Nicht auf der Dopingliste
Ich musste heute an Marcel Wüst denken. „Glaubst du eigentlich, nach einer schweren Bergetappe der Tour de France könnten wir am nächsten Tag wieder Gas geben, als wäre nichts gewesen?“, fragte mich der frühere deutsche Radprofi irgendwann Ende der 1990er Jahre. „Eigentlich bräuchten wir dringend einen Ruhetag. Aber den bekommen wir nicht. Also müssen wir nachhelfen, nach dem Motto: Erlaubt ist, was nicht auf der Dopingliste steht.“ Heute fühlte ich mich wie nach einer Bergetappe. Der gestrige Tag mit 186 Kilometern steckte mir in den Knochen. Meine Beine waren schwer, ich quälte mich mit meinem Faltrad weiter den Rhein flussabwärts.
Gegenwindchen
Die ersten zehn Kilometer – erfahrungsgemäß sind sie immer die schwierigsten des Tages, weil der Körper erst einmal in Schwung kommen muss – begleitete mich meine Frau. Das lenkte mich ab und ich hörte nicht so in mich hinein. Hinter Leverkusen radelte ich jedoch wieder allein, auf der linken Rheinseite. Es war frisch, aber trocken. Ich hatte sehr schnell das Gefühl, nie und immer an diesem neunten Tag meiner Spenden-Radtour „School up! River down!“ in denselben „Flow“ zu geraten, der mich am Vortag von Bingen bis Köln getragen hatte. Der Tiefpunkt ereilte mich irgendwo zwischen Neuss und Duisburg. Der Wind war, verglichen mit dem, was ich vergangene Woche im Südwesten Deutschlands erlebt hatte, eher ein laues Lüftchen, aber dieses kam eben von vorne und bremste mich. Ich hatte wenig Reserven, um dagegenzuhalten.
Kaffee und Korn
So war ich beinahe froh, als ich die Industrieanlagen von Krefeld und später dann Duisburg erreichte, die den Wind abschirmten. In Alt-Homberg, einem Vorort Duisburgs, beschloss ich, mich in einer Bäckerei mit einem Kaffee zu stärken. Koffein steht schließlich nicht (mehr) auf der Dopingliste. Während die Maschine den Kaffee brühte, erzählte die Verkäuferin von einer Fahrradtour, die sie vor vielen Jahren mit einem Hollandrad von Frankfurt nach Duisburg gemacht hatte. „Im Taunus habe ich mir das Knie ruiniert“, sagte sie. „Es hat fast ein halbes Jahr gedauert, bis ich wieder schmerzfrei war. Wäre ich besser mal den Rhein entlanggefahren.“ Ich erzählte ihr nicht, dass sich meine Beine nach neun Tagen Radfahren am Rhein inzwischen anfühlten wie ein schlabbriges Rosinenweckchen. Stattdessen kaufte ich noch zwei Korn-Riegel, die mich in der Auslage anlachten.
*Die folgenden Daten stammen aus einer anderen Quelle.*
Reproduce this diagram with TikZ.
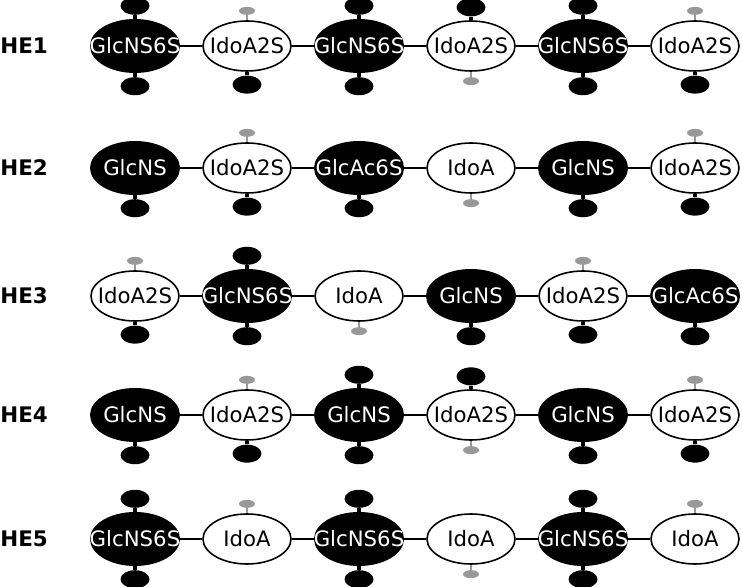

Nicht ganz fertiges Zimmer für den Fertigen
War es der Kaffee oder waren es die Riegel oder die Kombination aus beidem? Jedenfalls rollte es sich auf dem nun folgenden letzten Tagesabschnitt wieder etwas leichter. Allerdings hatte ich diesmal einige Schwierigkeiten, ein Quartier für die Nacht zu finden. „Die nächste Messe in Düsseldorf steht vor der Tür, wir sind mit Business-Leuten ausgebucht“, erklärte mir eine Hotelmitarbeiterin in Rheinberg, rund 20 Kilometer hinter Duisburg. Und auch beim nächsten Anruf holte ich mir mit derselben Begründung eine Absage. Zunächst. Ein paar Minuten später rief mich der Hotelier aus Rheinberg-Ossenberg noch einmal zurück. Er hätte unter Umständen doch noch ein Zimmer, das renoviert werde und noch nicht ganz fertiggestellt sei: „Ein Bett ist da, ein Sofa und auch das Bad ist funktionstüchtig. Wollen sie dieses Zimmer zu einem Sonderpreis?“ Was für eine Frage! Selbstverständlich, nach 117 harten Tageskilometern von Köln nach Ossenberg. Und hinterher genehmigte ich mir noch, was ebenfalls nicht auf der Dopingliste steht: Einen Räuberspieß mit 300 Gramm Fleisch, eine riesige Portion Bratkartoffeln und ein Bier.